Ethernet supports a variety of speeds. The slowest speed you’re likely to find today is 10 megabits per second (Mbps), but it’s quickly disappearing. Most people use either 10/100Mbps or 1 gigabit per second (Gbps), although you’ll see 10Gbps, 40Gbps, and 100Gbps Ethernet emerging.

The hosts and switch it’s connected to on your network must agree on the speed of their connection. If the OpenBSD host thinks that it’s connected at 100Mbps, but the switch thinks that the connection is 1Gbps, the connection will be flaky. While autonegotiation usually makes both sides agree on common settings (and is absolutely required for gigabit connections), you can manually set duplex and speed for 10/100Mbps connections. Although some switch vendors are notorious for poor autonegotiation, you should let your Ethernet configure itself whenever possible.

Duplex determines if a card can both transmit and receive data simultaneously. A half-duplex connection means that the Ethernet card is either transmitting or receiving at a given instant; it cannot do both. A full-duplex connection can both send and receive simultaneously. As with connection speed, if the switch and host disagree on the duplex setting, the connection will be flaky. Gigabit Ethernet connections involve much more than speed and duplex, and they must be autonegotiated.

Just because a device says that it can use the protocol defined as 10/100Mbps Ethernet doesn’t mean that it can use that protocol with any speed. Also, a card labeled “1Gbps” might not actually pass a gigabit per second. Some network cards will pass their stated amount of traffic, while others will stagger and stumble at a few percent of that. Switch quality varies widely, too.

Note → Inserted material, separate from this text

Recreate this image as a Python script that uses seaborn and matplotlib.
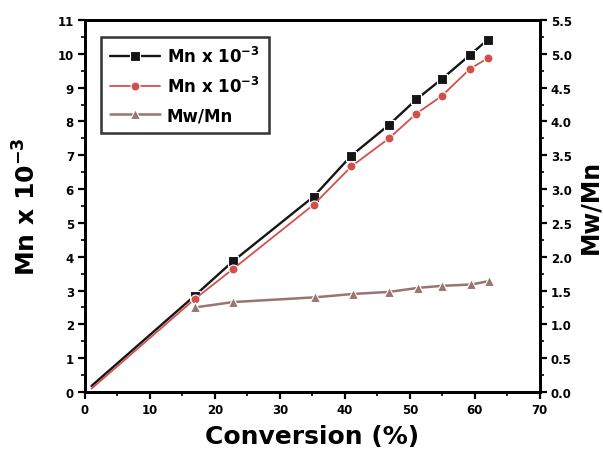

This may make more sense if you think of an Ethernet’s stated speed as a language. For example, I could claim that I speak Russian and German, but I stopped studying foreign languages in 1985. When I went to Germany in 2007, I managed about three words a minute—with the aid of a translation card and phrase book. If I were an Ethernet card, the manufacturer would claim I spoke German and Russian, and ship me to Siberia.[33]